> [Written exercise] Starting at the first line of the data, print each line verbatim up to and including the line bearing "Chart.register(...registerables);", omitting pictures.

---------- Information given

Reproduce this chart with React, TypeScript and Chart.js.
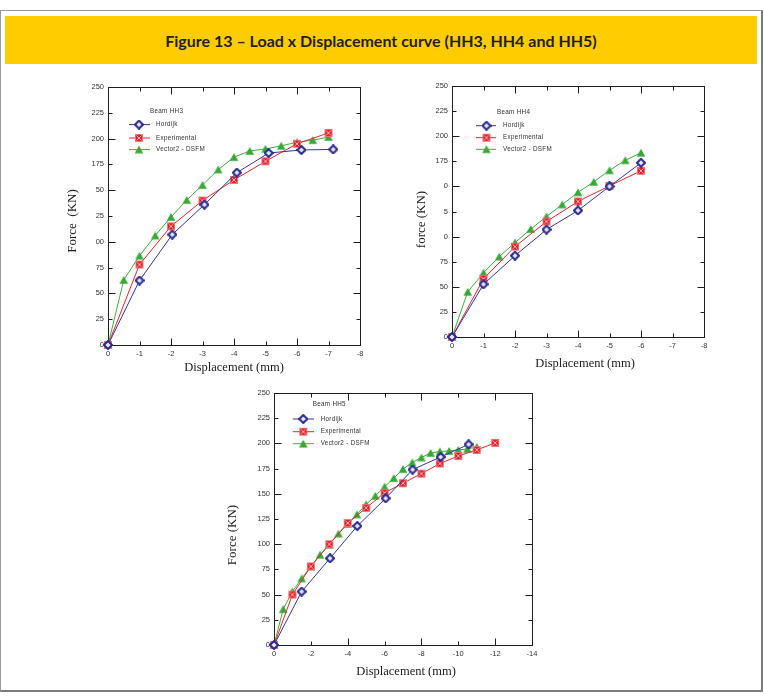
import React, { useEffect, useRef } from "react";
import { Chart, registerables } from "chart.js";

Chart.register(...registerables);

// ---- Beam HH3 ----
const HH3_HORDIJK_X = [0, 1.0, 2.04, 3.06, 4.09, 5.1, 6.14, 7.15];
const HH3_HORDIJK_Y = [0, 62.5, 107, 136, 167, 186, 189, 189.5];
const HH3_EXP_X = [0, 1, 2, 3, 4, 5, 6, 7];
const HH3_EXP_Y = [0, 78, 115, 140, 160, 178, 195, 205.5];
const HH3_VEC_X = [0, 0.5, 1, 1.5, 2, 2.5, 3, 3.5, 4, 4.5, 5, 5.5, 6, 6.5, 7];
const HH3_VEC_Y = [0, 63, 86.5, 106, 124, 140.5, 155, 170, 182, 188, 190, 193, 196.5, 198.5, 201.5];

// ---- Beam HH4 ----
const HH4_HORDIJK_X = [0, 1, 2, 3, 4, 5, 6];
const HH4_HORDIJK_Y = [0, 52.5, 81, 107, 126, 150, 173.5];
const HH4_EXP_X = [0, 1, 2, 3, 4, 5, 6];
const HH4_EXP_Y = [0, 58, 90, 115, 135, 150.5, 165.5];
const HH4_VEC_X = [0, 0.5, 1, 1.5, 2, 2.5, 3, 3.5, 4, 4.5, 5, 5.5, 6];
const HH4_VEC_Y = [0, 45, 64, 80, 94, 107.5, 120, 132, 144, 154.5, 166, 176, 183.5];

// ---- Beam HH5 ----
const HH5_HORDIJK_X = [0, 1.5, 3.04, 4.52, 6.06, 7.52, 9.04, 10.56];
const HH5_HORDIJK_Y = [0, 53, 86, 118, 145.5, 174, 186.5, 199];
const HH5_EXP_X = [0, 1, 2, 3, 4, 5, 6, 7, 8, 9, 10, 11, 12];
const HH5_EXP_Y = [0, 50, 78, 100, 121, 136, 151, 160.5, 170, 180, 187.5, 193.5, 200.5];
const HH5_VEC_X = [0, 0.5, 1, 1.5, 2, 2.5, 3, 3.5, 4, 4.5, 5, 5.5, 6, 6.5, 7, 7.5, 8, 8.5, 9, 9.5, 10, 10.5, 11];
const HH5_VEC_Y = [0, 35.5, 53, 66, 78, 89.5, 99.5, 110.5, 120, 129.5, 139.5, 148, 157, 165.5, 174.5, 181, 186, 190.5, 192, 192.5, 193.5, 194.5, 196.5];

// ---- tick labels ----
const HH3_Y_TICKS = ["0", "25", "50", "75", "00", "25", "50", "175", "200", "225", "250"];
const HH4_Y_TICKS = ["0", "25", "50", "75", "0", "5", "0", "175", "200", "225", "250"];
const HH5_Y_TICKS = ["0", "25", "50", "75", "100", "125", "150", "175", "200", "225", "250"];
const X_TICKS_8 = ["0", "-1", "-2", "-3", "-4", "-5", "-6", "-7", "-8"];
const X_TICKS_14 = ["0", "-2", "-4", "-6", "-8", "-10", "-12", "-14"];

const SERIES_NAMES = ["Hordijk", "Experimental", "Vector2 - DSFM"];

const COLORS = {
  hordijk: "#35359a",
  experimental: "#e5262e",
  vector: "#3daf3d",
};

type Kind = "diamond" | "square" | "triangle";

function makeMarker(kind: Kind): HTMLCanvasElement {
  const c = document.createElement("canvas");
  c.width = 10;
  c.height = 10;
  const g = c.getContext("2d")!;
  if (kind === "diamond") {
    g.beginPath();
    g.moveTo(5, 1);
    g.lineTo(9, 5);
    g.lineTo(5, 9);
    g.lineTo(1, 5);
    g.closePath();
    g.fillStyle = "#e8e8fa";
    g.fill();
    g.lineWidth = 2;
    g.strokeStyle = "#2a2a8a";
    g.stroke();
  } else if (kind === "square") {
    g.fillStyle = "#ee6f74";
    g.fillRect(1, 1, 8, 8);
    g.fillStyle = "#e01e28";
    g.fillRect(2, 2, 6, 6);
    g.strokeStyle = "#f6b2b4";
    g.lineWidth = 1;
    g.beginPath();
    g.moveTo(2.5, 2.5);
    g.lineTo(7.5, 7.5);
    g.moveTo(7.5, 2.5);
    g.lineTo(2.5, 7.5);
    g.stroke();
  } else {
    g.beginPath();
    g.moveTo(5, 1);
    g.lineTo(9.3, 8.8);
    g.lineTo(0.7, 8.8);
    g.closePath();
    g.fillStyle = "#36a836";
    g.fill();
  }
  return c;
}

function pts(xs: number[], ys: number[]) {
  return xs.map((x, i) => ({ x, y: ys[i] }));
}

type LegendLayout = {
  title: string;
  titleX: number;
  titleY: number;
  lineX0: number;
  lineX1: number;
  markX: number;
  textX: number;
  rows: number[];
};

type PanelProps = {
  box: { left: number; top: number; width: number; height: number };
  yAxisWidth: number;
  xAxisHeight: number;
  padTop: number;
  padRight: number;
  xMax: number;
  xStep: number;
  xTicks: string[];
  yTicks: string[];
  series: { xs: number[]; ys: number[] }[];
  yTitle: string;
  yTitleDx: number;
  yTitleDy: number;
  xTitle: string;
  xTitleDx: number;
  xTitleDy: number;
  legend: LegendLayout;
};

function Panel(p: PanelProps) {
  const ref = useRef<HTMLCanvasElement | null>(null);

  useEffect(() => {
    if (!ref.current) return;
    const markers = [makeMarker("diamond"), makeMarker("square"), makeMarker("triangle")];
    const colors = [COLORS.hordijk, COLORS.experimental, COLORS.vector];

    // plot frame with inward tick marks on all four sides
    const frameTicks = {
      id: "frameTicks",
      beforeDatasetsDraw(chart: any) {
        const { ctx, chartArea: a, scales } = chart;
        ctx.save();
        ctx.strokeStyle = "#1e1e1e";
        ctx.lineWidth = 1;
        const L = Math.round(a.left) + 0.5;
        const R = Math.round(a.right) + 0.5;
        const T = Math.round(a.top) + 0.5;
        const B = Math.round(a.bottom) + 0.5;
        ctx.strokeRect(L, T, R - L, B - T);
        ctx.beginPath();
        scales.x.ticks.forEach((t: any, i: number) => {
          const px = Math.round(scales.x.getPixelForValue(t.value)) + 0.5;
          const len = i % 2 === 0 ? 7 : 4;
          ctx.moveTo(px, B);
          ctx.lineTo(px, B - len);
          ctx.moveTo(px, T);
          ctx.lineTo(px, T + len);
        });
        scales.y.ticks.forEach((t: any, i: number) => {
          const py = Math.round(scales.y.getPixelForValue(t.value)) + 0.5;
          const len = i % 2 === 0 ? 7 : 4;
          ctx.moveTo(L, py);
          ctx.lineTo(L + len, py);
          ctx.moveTo(R, py);
          ctx.lineTo(R - len, py);
        });
        ctx.stroke();
        ctx.restore();
      },
    };

    // legend drawn inside the plot area, line + marker + label
    const legendBox = {
      id: "legendBox",
      afterDatasetsDraw(chart: any) {
        const { ctx, chartArea: a } = chart;
        const lg = p.legend;
        ctx.save();
        ctx.font = '6.3px "Liberation Sans", Arial, sans-serif';
        ctx.fillStyle = "#333";
        ctx.textBaseline = "middle";
        ctx.textAlign = "left";
        (ctx as any).letterSpacing = "0.3px";
        ctx.fillText(lg.title, a.left + lg.titleX, a.top + lg.titleY);
        chart.data.datasets.forEach((ds: any, i: number) => {
          const y = a.top + lg.rows[i];
          ctx.strokeStyle = ds.borderColor;
          ctx.lineWidth = 1;
          ctx.beginPath();
          ctx.moveTo(a.left + lg.lineX0, y);
          ctx.lineTo(a.left + lg.lineX1, y);
          ctx.stroke();
          const m = markers[i];
          ctx.drawImage(m, a.left + lg.markX - m.width / 2, y - m.height / 2);
          ctx.fillStyle = "#333";
          ctx.fillText(ds.label, a.left + lg.textX, y);
        });
        ctx.restore();
      },
    };

    const axisTitles = {
      id: "axisTitles",
      afterDraw(chart: any) {
        const { ctx, chartArea: a } = chart;
        ctx.save();
        ctx.fillStyle = "#222";
        ctx.textAlign = "center";
        ctx.textBaseline = "middle";
        ctx.font = '13px "Liberation Serif", "Times New Roman", serif';
        ctx.translate(a.left + p.yTitleDx, (a.top + a.bottom) / 2 + p.yTitleDy);
        ctx.rotate(-Math.PI / 2);
        ctx.fillText(p.yTitle, 0, 0);
        ctx.restore();
        ctx.save();
        ctx.fillStyle = "#222";
        ctx.textAlign = "center";
        ctx.textBaseline = "middle";
        ctx.font = '12.5px "Liberation Serif", "Times New Roman", serif';
        ctx.fillText(p.xTitle, (a.left + a.right) / 2 + p.xTitleDx, a.bottom + p.xTitleDy);
        ctx.restore();
      },
    };

    const chart = new Chart(ref.current, {
      type: "line",
      data: {
        datasets: p.series.map((s, i) => ({
          label: SERIES_NAMES[i],
          data: pts(s.xs, s.ys),
          borderColor: colors[i],
          backgroundColor: colors[i],
          borderWidth: 1,
          tension: 0,
          pointStyle: markers[i] as any,
          pointRadius: 5,
          pointHoverRadius: 5,
          clip: false as any,
        })),
      },
      options: {
        animation: false,
        responsive: false,
        events: [],
        layout: { padding: { top: p.padTop, right: p.padRight, left: 0, bottom: 0 } },
        plugins: {
          legend: { display: false },
          tooltip: { enabled: false },
        },
        scales: {
          x: {
            type: "linear",
            min: 0,
            max: p.xMax,
            grid: { display: false, drawTicks: false },
            border: { display: false },
            ticks: {
              stepSize: p.xStep,
              autoSkip: false,
              maxRotation: 0,
              padding: 4,
              color: "#333",
              font: { family: '"Liberation Sans", Arial, sans-serif', size: 7.5 },
              callback: (_v: any, i: number) => p.xTicks[i],
            },
            afterFit: (s: any) => {
              s.height = p.xAxisHeight;
            },
          },
          y: {
            type: "linear",
            min: 0,
            max: 250,
            grid: { display: false, drawTicks: false },
            border: { display: false },
            ticks: {
              stepSize: 25,
              autoSkip: false,
              padding: 4,
              color: "#333",
              font: { family: '"Liberation Sans", Arial, sans-serif', size: 7.5 },
              callback: (_v: any, i: number) => p.yTicks[i],
            },
            afterFit: (s: any) => {
              s.width = p.yAxisWidth;
            },
          },
        },
      },
      plugins: [frameTicks, legendBox, axisTitles],
    });
    return () => chart.destroy();
  }, []);

  return (
    <canvas
      ref={ref}
      width={p.box.width}
      height={p.box.height}
      style={{
        position: "absolute",
        left: p.box.left,
        top: p.box.top,
        width: p.box.width,
        height: p.box.height,
      }}
    />
  );
}

export default function App() {
  return (
    <div
      style={{
        position: "absolute",
        left: 0,
        top: 0,
        width: 764,
        height: 698,
        background: "#fff",
        overflow: "hidden",
      }}
    >
      <div
        style={{
          position: "absolute",
          left: 0,
          top: 10,
          width: 760,
          height: 679,
          borderTop: "1px solid #9a9a9a",
          borderLeft: "1px solid #9a9a9a",
          borderRight: "2px solid #7c7c7c",
          borderBottom: "2px solid #7c7c7c",
        }}
      />
      <div
        style={{
          position: "absolute",
          left: 5,
          top: 16,
          width: 752,
          height: 48,
          background: "#ffcc00",
          display: "flex",
          alignItems: "center",
          justifyContent: "center",
          fontFamily: "Lato, 'Open Sans', sans-serif",
          fontWeight: 700,
          fontSize: 16,
          color: "#1f1f1f",
        }}
      >
        Figure 13 – Load x Displacement curve (HH3, HH4 and HH5)
      </div>

      <Panel
        box={{ left: 48, top: 77, width: 324, height: 308 }}
        yAxisWidth={60}
        xAxisHeight={40}
        padTop={10}
        padRight={12}
        xMax={8}
        xStep={1}
        xTicks={X_TICKS_8}
        yTicks={HH3_Y_TICKS}
        series={[
          { xs: HH3_HORDIJK_X, ys: HH3_HORDIJK_Y },
          { xs: HH3_EXP_X, ys: HH3_EXP_Y },
          { xs: HH3_VEC_X, ys: HH3_VEC_Y },
        ]}
        yTitle="Force  (KN)"
        yTitleDx={-35}
        yTitleDy={5}
        xTitle="Displacement (mm)"
        xTitleDx={0}
        xTitleDy={23}
        legend={{
          title: "Beam HH3",
          titleX: 42,
          titleY: 24.5,
          lineX0: 21,
          lineX1: 42,
          markX: 31,
          textX: 48,
          rows: [37.6, 51, 62.6],
        }}
      />

      <Panel
        box={{ left: 392, top: 76, width: 324, height: 301 }}
        yAxisWidth={60}
        xAxisHeight={40}
        padTop={10}
        padRight={12}
        xMax={8}
        xStep={1}
        xTicks={X_TICKS_8}
        yTicks={HH4_Y_TICKS}
        series={[
          { xs: HH4_HORDIJK_X, ys: HH4_HORDIJK_Y },
          { xs: HH4_EXP_X, ys: HH4_EXP_Y },
          { xs: HH4_VEC_X, ys: HH4_VEC_Y },
        ]}
        yTitle="force (KN)"
        yTitleDx={-30}
        yTitleDy={8}
        xTitle="Displacement (mm)"
        xTitleDx={7}
        xTitleDy={27}
        legend={{
          title: "Beam HH4",
          titleX: 45,
          titleY: 26,
          lineX0: 24,
          lineX1: 44,
          markX: 34.5,
          textX: 51,
          rows: [39.7, 51.7, 63.3],
        }}
      />

      <Panel
        box={{ left: 214, top: 383, width: 330, height: 302 }}
        yAxisWidth={60}
        xAxisHeight={40}
        padTop={10}
        padRight={12}
        xMax={14}
        xStep={2}
        xTicks={X_TICKS_14}
        yTicks={HH5_Y_TICKS}
        series={[
          { xs: HH5_HORDIJK_X, ys: HH5_HORDIJK_Y },
          { xs: HH5_EXP_X, ys: HH5_EXP_Y },
          { xs: HH5_VEC_X, ys: HH5_VEC_Y },
        ]}
        yTitle="Force (KN)"
        yTitleDx={-41}
        yTitleDy={16}
        xTitle="Displacement (mm)"
        xTitleDx={3}
        xTitleDy={27}
        legend={{
          title: "Beam HH5",
          titleX: 38.7,
          titleY: 11.7,
          lineX0: 18.7,
          lineX1: 40,
          markX: 29.3,
          textX: 46.7,
          rows: [26, 38.7, 50.7],
        }}
      />
    </div>
  );
}
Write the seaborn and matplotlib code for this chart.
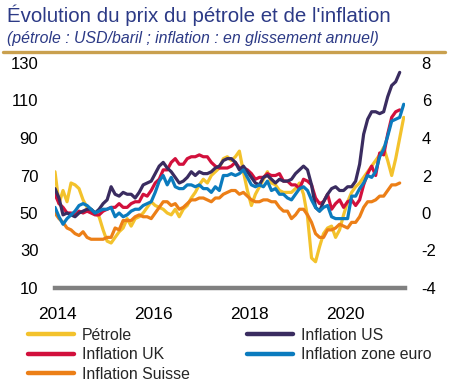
import numpy as np
import pandas as pd
import matplotlib
matplotlib.use("Agg")
import matplotlib.pyplot as plt
from matplotlib.lines import Line2D
import seaborn as sns

# ---------------- data (monthly) ----------------
petrole = [72, 55, 62, 56, 66, 65, 63, 57, 53, 52, 50, 48, 41, 35, 34, 37, 40, 42, 47, 43,
           47, 48, 50, 53, 56, 54, 53, 52, 50, 49, 52, 48, 52, 54, 58, 61, 65, 68, 66, 70,
           72, 74, 79, 80, 78, 80, 83, 72, 62, 54, 60, 64, 68, 72, 66, 65, 62, 61, 61, 61,
           63, 66, 60, 48, 26, 24, 32, 39, 42, 43, 37, 41, 49, 56, 61, 64, 66, 69, 72, 75,
           78, 81, 85, 78, 70, 79, 90, 101]
infl_us = [1.3, 0.8,
           -0.1, 0.0, -0.1, -0.2, 0.0, 0.1, 0.2, 0.2, 0.0, 0.2, 0.5, 0.7,
           1.4, 1.0, 0.9, 1.1, 1.0, 1.0, 0.8, 1.1, 1.5, 1.6, 1.7, 2.1,
           2.5, 2.7, 2.4, 2.2, 1.9, 1.6, 1.7, 1.9, 2.2, 2.0, 2.2, 2.1,
           2.1, 2.2, 2.4, 2.5, 2.8, 2.9, 2.9, 2.7, 2.3, 2.5, 2.2, 1.9,
           1.6, 1.5, 1.9, 2.0, 1.8, 1.6, 1.8, 1.7, 1.7, 1.8, 2.1, 2.3,
           2.5, 2.3, 1.5, 0.3, 0.1, 0.6, 1.0, 1.3, 1.4, 1.2, 1.2, 1.4,
           1.4, 1.7, 2.6, 4.2, 5.0, 5.4, 5.4, 5.3, 5.4, 6.2, 6.8, 7.0,
           7.5]
infl_uk = [1.0, 0.5,
           0.3, 0.0, 0.0, -0.1, 0.1, 0.0, 0.1, 0.0, -0.1, -0.1, 0.1, 0.2,
           0.3, 0.3, 0.5, 0.3, 0.3, 0.5, 0.6, 0.6, 1.0, 0.9, 1.2, 1.6,
           1.8, 2.3, 2.3, 2.7, 2.9, 2.6, 2.6, 2.9, 3.0, 3.0, 3.1, 3.0,
           3.0, 2.7, 2.5, 2.4, 2.4, 2.4, 2.5, 2.7, 2.4, 2.4, 2.3, 2.1,
           1.8, 1.9, 1.9, 2.1, 2.0, 2.0, 2.1, 1.7, 1.7, 1.5, 1.5, 1.3,
           1.8, 1.7, 1.5, 0.8, 0.5, 0.6, 1.0, 0.2, 0.5, 0.7, 0.3, 0.6,
           0.7, 0.4, 0.7, 1.5, 2.1, 2.5, 2.0, 3.2, 3.1, 4.2, 5.1, 5.4,
           5.5]
infl_ze = [0.3, -0.2,
           -0.6, -0.3, -0.1, 0.1, 0.4, 0.5, 0.4, 0.2, 0.0, 0.1, 0.2, 0.2,
           0.3, -0.2, 0.0, -0.2, -0.1, 0.1, 0.2, 0.2, 0.4, 0.5, 0.6, 1.1,
           1.7, 2.0, 1.5, 1.9, 1.4, 1.3, 1.3, 1.5, 1.5, 1.4, 1.5, 1.3,
           1.3, 1.1, 1.4, 1.2, 2.0, 2.0, 2.1, 2.0, 2.1, 2.3, 1.9, 1.5,
           1.4, 1.5, 1.4, 1.7, 1.2, 1.3, 1.0, 1.0, 0.8, 0.7, 1.0, 1.3,
           1.4, 1.2, 0.7, 0.3, 0.1, 0.3, 0.4, -0.2, -0.3, -0.3, -0.3, -0.3,
           0.9, 0.9, 1.3, 1.6, 2.0, 1.9, 2.2, 3.0, 3.4, 4.1, 4.9, 5.0,
           5.1, 5.8]
infl_ch = [0.0, -0.3,
           -0.5, -0.8, -0.9, -1.1, -1.2, -1.0, -1.3, -1.4, -1.4, -1.4, -1.4, -1.3,
           -1.3, -0.8, -0.9, -0.4, -0.4, -0.4, -0.2, -0.1, -0.2, -0.2, -0.3, 0.0,
           0.3, 0.6, 0.6, 0.4, 0.5, 0.2, 0.3, 0.5, 0.7, 0.7, 0.8, 0.8,
           0.7, 0.6, 0.8, 0.8, 1.0, 1.1, 1.2, 1.2, 1.0, 1.1, 0.9, 0.7,
           0.6, 0.6, 0.7, 0.7, 0.6, 0.6, 0.3, 0.1, 0.1, -0.3, -0.1, 0.2,
           0.2, -0.1, -0.5, -1.1, -1.3, -1.3, -0.9, -0.9, -0.8, -0.6, -0.7, -0.8,
           -0.5, -0.5, -0.2, 0.3, 0.6, 0.6, 0.7, 0.9, 0.9, 1.2, 1.5, 1.5,
           1.6]

year_ticks = [2014, 2016, 2018, 2020]
left_ticks = [10, 30, 50, 70, 90, 110, 130]
right_ticks = [-4, -2, 0, 2, 4, 6, 8]

labels = ["Pétrole", "Inflation UK", "Inflation Suisse", "Inflation US", "Inflation zone euro"]

# x positions: monthly, 2014 label falls half a month after first point
def months(n):
    return 2014 + (np.arange(n) - 0.5) / 12.0

# ---------------- styling ----------------
sns.set_theme(style="white")
plt.rcParams["font.family"] = ["Liberation Sans", "DejaVu Sans"]

c_oil = "#F3C22C"
c_us = "#3A2C60"
c_uk = "#D2103C"
c_ze = "#0B7BBE"
c_ch = "#EC7F17"
navy = "#2C3A86"

fig = plt.figure(figsize=(4.49, 3.85), dpi=100)
ax = fig.add_axes([55 / 449, 1 - 288 / 385, 350 / 449, 225 / 385])
ax2 = ax.twinx()

lw = 2.3
df_oil = pd.DataFrame({"x": months(len(petrole)), "y": petrole})
sns.lineplot(data=df_oil, x="x", y="y", ax=ax, color=c_oil, lw=lw)

series = [(infl_ch, c_ch), (infl_uk, c_uk), (infl_us, c_us), (infl_ze, c_ze)]
for vals, col in series:
    d = pd.DataFrame({"x": months(len(vals)), "y": vals})
    sns.lineplot(data=d, x="x", y="y", ax=ax2, color=col, lw=lw)

xmin, xmax = 2014 - 0.5 / 12, 2021.235
ax.set_xlim(xmin, xmax)
ax.set_ylim(10, 130)
ax2.set_ylim(-4, 8)
ax.set_yticks(left_ticks)
ax2.set_yticks(right_ticks)
ax.set_xticks(year_ticks)
ax.set_xticklabels([str(y) for y in year_ticks])
ax2.set_yticklabels([str(t) for t in right_ticks])

for a in (ax, ax2):
    a.set_xlabel("")
    a.set_ylabel("")
    for s in a.spines.values():
        s.set_visible(False)
    a.grid(False)
    a.patch.set_alpha(0)

ax.spines["bottom"].set_visible(True)
ax.spines["bottom"].set_color("#808080")
ax.spines["bottom"].set_linewidth(3.2)

ax.tick_params(axis="x", length=0, pad=14, labelsize=12.5, colors="black")
ax.tick_params(axis="y", length=0, pad=12, labelsize=12, colors="black")
ax2.tick_params(axis="y", length=0, pad=12, labelsize=12, colors="black")

# title
fig.text(7 / 449, 1 - 5 / 385, "Évolution du prix du pétrole et de l'inflation",
         fontsize=14.8, color=navy, ha="left", va="top")
fig.text(7 / 449, 1 - 31 / 385, "(pétrole : USD/baril ; inflation : en glissement annuel)",
         fontsize=11.4, color=navy, ha="left", va="top", style="italic")
fig.add_artist(Line2D([3 / 449, 445 / 449], [1 - 52 / 385, 1 - 52 / 385],
                      transform=fig.transFigure, color="#C9A04E", lw=2.4))

# legend
handles = [Line2D([0], [0], color=c_oil, lw=3.2),
           Line2D([0], [0], color=c_uk, lw=3.2),
           Line2D([0], [0], color=c_ch, lw=3.2),
           Line2D([0], [0], color=c_us, lw=3.2),
           Line2D([0], [0], color=c_ze, lw=3.2)]
leg = fig.legend(handles, labels, ncol=2, loc="upper left",
                 bbox_to_anchor=(28 / 449, 1 - 328 / 385), frameon=False,
                 fontsize=11.4, handlelength=2.9, handletextpad=0.5,
                 columnspacing=3.6, labelspacing=0.27, borderaxespad=0,
                 borderpad=0)

fig.savefig("out.png", dpi=100)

--------------------

> [Response]
Reproduce this chart with React, TypeScript and Chart.js.
import React, { useEffect, useRef } from "react";
import { Chart, registerables } from "chart.js";

Chart.register(...registerables);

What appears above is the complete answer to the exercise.